• [Provided material]
╭──

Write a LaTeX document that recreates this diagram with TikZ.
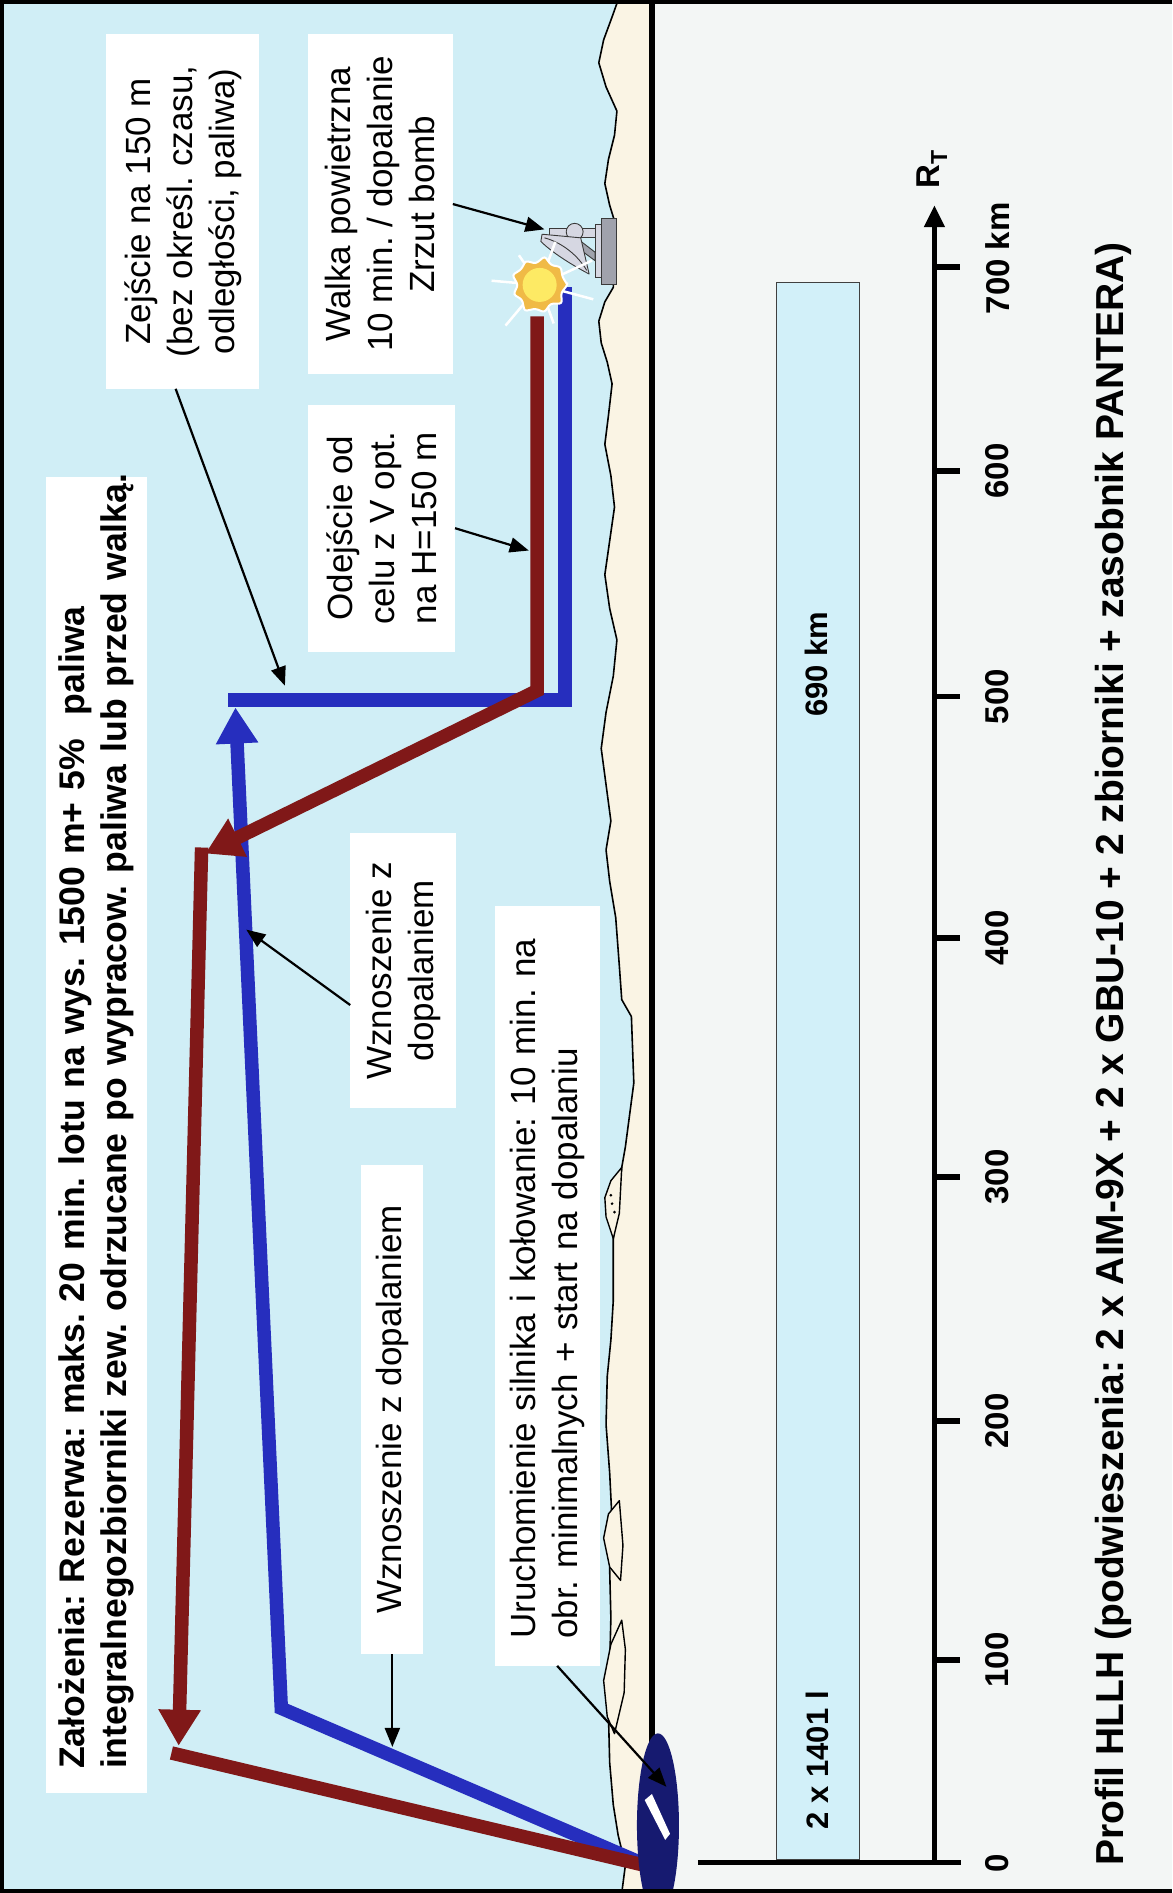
\documentclass[tikz,border=0pt]{standalone}
\usepackage{fontspec}
\setmainfont{Liberation Sans}
\usetikzlibrary{arrows.meta,shapes.geometric,calc}
\definecolor{sky}{RGB}{208,238,246}
\definecolor{sand}{RGB}{250,244,228}
\definecolor{paper}{RGB}{243,246,245}
\definecolor{barfill}{RGB}{210,240,249}
\definecolor{routered}{RGB}{128,24,24}
\definecolor{routeblue}{RGB}{38,46,190}
\definecolor{navy}{RGB}{22,26,112}
\definecolor{flash}{RGB}{253,234,100}
\definecolor{flashrim}{RGB}{240,186,70}
\definecolor{steel}{RGB}{160,162,172}
\definecolor{steellight}{RGB}{214,215,226}
\frenchspacing

\begin{document}
\begin{tikzpicture}[x=1.207pt, y=-1.207pt,
  every node/.style={inner sep=0pt, outer sep=0pt},
  notebox/.style={fill=white, rotate=90, align=center, font=\fontsize{35}{42}\selectfont},
  leftbox/.style={fill=white, rotate=90, align=left},
  callout/.style={draw=black, line width=2.2pt, -{Triangle[length=19pt,width=15pt]}},
  route/.style={line width=13.5pt, line join=miter},
  bigtip/.style={-{Triangle[length=36pt,width=40pt]}},
  scalelbl/.style={rotate=90, font=\bfseries\fontsize{33}{39}\selectfont},
  axtick/.style={line width=5.5pt},
  hardware/.style={draw=gray!45!black, line width=0.9pt},
]
\useasboundingbox (0,0) rectangle (971,1568);

% panels
\fill[sky] (0,0) rectangle (540,1568);
\fill[paper] (540,0) rectangle (971,1568);

% coastline and land strip
\filldraw[fill=sand, draw=black, line width=1.6pt, line join=round]
  (512,0) -- (507,14) -- (500,33) -- (496,52) -- (502,72) -- (511,92) -- (509,112)
  -- (504,132) -- (501,152) -- (505,170) -- (509,183) -- (508,238) -- (501,250)
  -- (496,266) -- (498,284) -- (503,300) -- (507,318) -- (504,344) -- (501,368)
  -- (506,394) -- (509,420) -- (505,448) -- (501,476) -- (505,504) -- (511,530)
  -- (508,560) -- (502,590) -- (498,620) -- (502,650) -- (506,680) -- (502,704)
  -- (505,730) -- (510,760) -- (513,800) -- (515,828) -- (523,842) -- (525,897)
  -- (518,950) -- (515,967) -- (508,1026) -- (508,1077) -- (506,1110) -- (503,1140)
  -- (502,1180) -- (505,1220) -- (507,1260) -- (505,1300) -- (506,1340) -- (505,1380)
  -- (504,1420) -- (505,1460) -- (508,1495) -- (512,1520) -- (518,1545) -- (515,1568)
  -- (540,1568) -- (540,0) -- cycle;
% islets and spits along the shore
\filldraw[fill=sand, draw=black, line width=1.4pt, line join=round]
  (515,967) -- (506,978) -- (501,992) -- (502,1008) -- (508,1026) -- (513,1005) -- cycle;
\fill (506,990) circle (1.2) (507,997) circle (1.2) (509,1004) circle (1.2);
\filldraw[fill=sand, draw=black, line width=1.4pt, line join=round]
  (513,1243) -- (504,1254) -- (500,1274) -- (505,1298) -- (514,1309) -- (516,1280) -- cycle;
\filldraw[fill=sand, draw=black, line width=1.4pt, line join=round]
  (515,1342) -- (506,1362) -- (500,1392) -- (503,1422) -- (509,1436) -- (517,1402) -- (518,1366) -- cycle;

% divider between profile and range panels
\draw[line width=6pt] (540,0) -- (540,1568);

% radar site on the coast
\filldraw[fill=steel, hardware] (498,181) rectangle (511,236);
\filldraw[fill=steellight, hardware] (493,186) rectangle (498,230);
\filldraw[fill=steellight, hardware] (455,189) rectangle (493,197);
\filldraw[fill=steel, hardware] (480,199) -- (493,209) -- (493,216) -- (478,205) -- cycle;
\filldraw[fill=steellight, hardware] (476,192) circle (7);
\filldraw[fill=steellight, hardware, line join=round]
  (449,194) -- (481,197) -- (488,227)
  .. controls (471,218) and (456,208) .. (448,200) -- cycle;
\draw[hardware] (451,197) .. controls (466,201) and (479,212) .. (486,224);

% flight routes
\coordinate (base) at (538,1546);
\coordinate (b1) at (233,1415);
\coordinate (b2) at (195,586);
\coordinate (b3) at (189,580);
\coordinate (b4) at (468,580);
\coordinate (b5) at (468,238);
\coordinate (r0) at (445,262);
\coordinate (r1) at (445,572);
\coordinate (r2) at (170,707);
\coordinate (r3) at (167,702);
\coordinate (r4) at (148,1446);
\coordinate (r5) at (142,1452);

\draw[route, routeblue, bigtip] (base) -- (b1) -- (b2);
\draw[route, routeblue] (b3) -- (b4) -- (b5);
\draw[route, routered, bigtip] (r0) -- (r1) -- (r2);
\draw[route, routered, bigtip] (r3) -- (r4);
\draw[route, routered] (r5) -- (base);

% strike flash: white rays, ragged orange cloud, yellow core
\foreach \a/\l in {15/46, 70/34, 130/44, 185/40, 235/30, 290/38, 335/48}
  \draw[white, line width=2.5pt] (447,236) -- ++(\a:\l);
\filldraw[fill=flashrim, draw=white, line width=2pt, rounded corners=2.5pt]
  (447,236) ++(0:23) -- ++(0,0)
  \foreach \a/\r in {20/19, 40/24, 60/18, 80/23, 100/20, 120/25, 140/19, 160/23,
                     180/18, 200/24, 220/20, 240/23, 260/18, 280/24, 300/19, 320/23, 340/20}
    { -- ($(447,236)+(\a:\r)$) } -- cycle;
\node[circle, minimum size=34pt, fill=flash] (blastcore) at (447,236) {};

% airfield
\node[ellipse, fill=navy, minimum width=42pt, minimum height=184pt] (airfield) at (545,1512) {};
\fill[white] (534,1491) -- (540,1486) -- (555,1519) -- (551,1524) -- cycle;

% labels
\node[leftbox, minimum width=1316pt, minimum height=101pt, text width=1268pt, inner xsep=24pt,
      font=\bfseries\fontsize{35.6}{42}\selectfont] (assume) at (80,940)
  {\mbox{Założenia: Rezerwa: maks. 20 min. lotu na wys. 1500 m+ 5\%~ paliwa}\\
   \mbox{integralnegozbiorniki zew. odrzucane po wypracow. paliwa lub przed walką.}};

\node[notebox, minimum width=355pt, minimum height=153pt] (descent) at (151.5,175)
  {Zejście na 150 m\\(bez określ. czasu,\\odległości, paliwa)};
\node[notebox, minimum width=340pt, minimum height=145pt] (combat) at (315,169)
  {Walka powietrzna\\10 min. / dopalanie\\Zrzut bomb};
\node[notebox, minimum width=247pt, minimum height=147pt] (egress) at (316,437.5)
  {Odejście od\\celu z V opt.\\na H=150 m};
\node[notebox, minimum width=275pt, minimum height=106pt] (climbB) at (334,804)
  {Wznoszenie z\\dopalaniem};
\node[notebox, minimum width=489pt, minimum height=62pt] (climbA) at (325,1167.5)
  {Wznoszenie z dopalaniem};
\node[leftbox, minimum width=760pt, minimum height=105pt, text width=706pt, inner xsep=27pt,
      font=\fontsize{35}{42}\selectfont] (taxi) at (453.5,1065)
  {\mbox{Uruchomienie silnika i kołowanie: 10 min. na}\\
   \mbox{obr. minimalnych + start na dopalaniu}};

% callout arrows
\coordinate (tDescent) at (236,568);
\coordinate (tCombat) at (451,190);
\coordinate (tEgress) at (438,456);
\coordinate (tClimbB) at (204,770);
\coordinate (tClimbA) at (325,1447);
\coordinate (tTaxi) at (552,1480);
\draw[callout] ($(descent.west)+(-6,0)$) -- (tDescent);
\draw[callout] (combat.south) -- (tCombat);
\draw[callout] (egress.south) -- (tEgress);
\draw[callout] ($(climbB.north)!0.25!(climbB.north west)$) -- (tClimbB);
\draw[callout] (climbA.west) -- (tClimbA);
\draw[callout] ($(taxi.west)+(8,0)$) -- (tTaxi);

% range scale
\fill[barfill, draw=black!75, line width=1pt] (643,234) rectangle (712,1540);
\node[scalelbl, font=\bfseries\fontsize{31}{37}\selectfont] (range) at (676,550) {690 km};
\node[scalelbl, font=\bfseries\fontsize{31}{37}\selectfont] (fuel) at (677,1458) {2 x 1401 l};

\draw[line width=5pt] (578,1543) -- (796,1543);
\coordinate (axisEnd) at (774,170);
\coordinate (axisStart) at (774,1543);
\draw[line width=5pt, -{Triangle[length=22pt,width=20pt]}] (axisStart) -- (axisEnd);
\foreach \yy in {1375,1177,975,777,577,390,221}
  \draw[axtick] (774,\yy) -- (795,\yy);
\node[scalelbl] (k0) at (826,1543) {0};
\node[scalelbl] (k100) at (826,1375) {100};
\node[scalelbl] (k200) at (826,1177) {200};
\node[scalelbl] (k300) at (826,975) {300};
\node[scalelbl] (k400) at (826,777) {400};
\node[scalelbl] (k500) at (826,577) {500};
\node[scalelbl] (k600) at (826,390) {600};
\node[scalelbl] (k700) at (826,214) {700 km};
\node[scalelbl] (rt) at (772,140) {R\textsubscript{T}};

\node[rotate=90, font=\bfseries\fontsize{39}{45}\selectfont] (caption) at (922,873)
  {Profil HLLH (podwieszenia: 2 x AIM-9X + 2 x GBU-10 + 2 zbiorniki + zasobnik PANTERA)};

% outer frame
\draw[line width=4pt] (971,1.5) -- (1.5,1.5) -- (1.5,1566.5) -- (971,1566.5);
\end{tikzpicture}
\end{document}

╰──

• [Task objective]
Return exactly what appears from the opening line of the material through the line with "(0,0) rectangle (971,1568);", apart from the pictures.

• [Exercise solution]
Write a LaTeX document that recreates this diagram with TikZ.
\documentclass[tikz,border=0pt]{standalone}
\usepackage{fontspec}
\setmainfont{Liberation Sans}
\usetikzlibrary{arrows.meta,shapes.geometric,calc}
\definecolor{sky}{RGB}{208,238,246}
\definecolor{sand}{RGB}{250,244,228}
\definecolor{paper}{RGB}{243,246,245}
\definecolor{barfill}{RGB}{210,240,249}
\definecolor{routered}{RGB}{128,24,24}
\definecolor{routeblue}{RGB}{38,46,190}
\definecolor{navy}{RGB}{22,26,112}
\definecolor{flash}{RGB}{253,234,100}
\definecolor{flashrim}{RGB}{240,186,70}
\definecolor{steel}{RGB}{160,162,172}
\definecolor{steellight}{RGB}{214,215,226}
\frenchspacing

\begin{document}
\begin{tikzpicture}[x=1.207pt, y=-1.207pt,
  every node/.style={inner sep=0pt, outer sep=0pt},
  notebox/.style={fill=white, rotate=90, align=center, font=\fontsize{35}{42}\selectfont},
  leftbox/.style={fill=white, rotate=90, align=left},
  callout/.style={draw=black, line width=2.2pt, -{Triangle[length=19pt,width=15pt]}},
  route/.style={line width=13.5pt, line join=miter},
  bigtip/.style={-{Triangle[length=36pt,width=40pt]}},
  scalelbl/.style={rotate=90, font=\bfseries\fontsize{33}{39}\selectfont},
  axtick/.style={line width=5.5pt},
  hardware/.style={draw=gray!45!black, line width=0.9pt},
]
\useasboundingbox (0,0) rectangle (971,1568);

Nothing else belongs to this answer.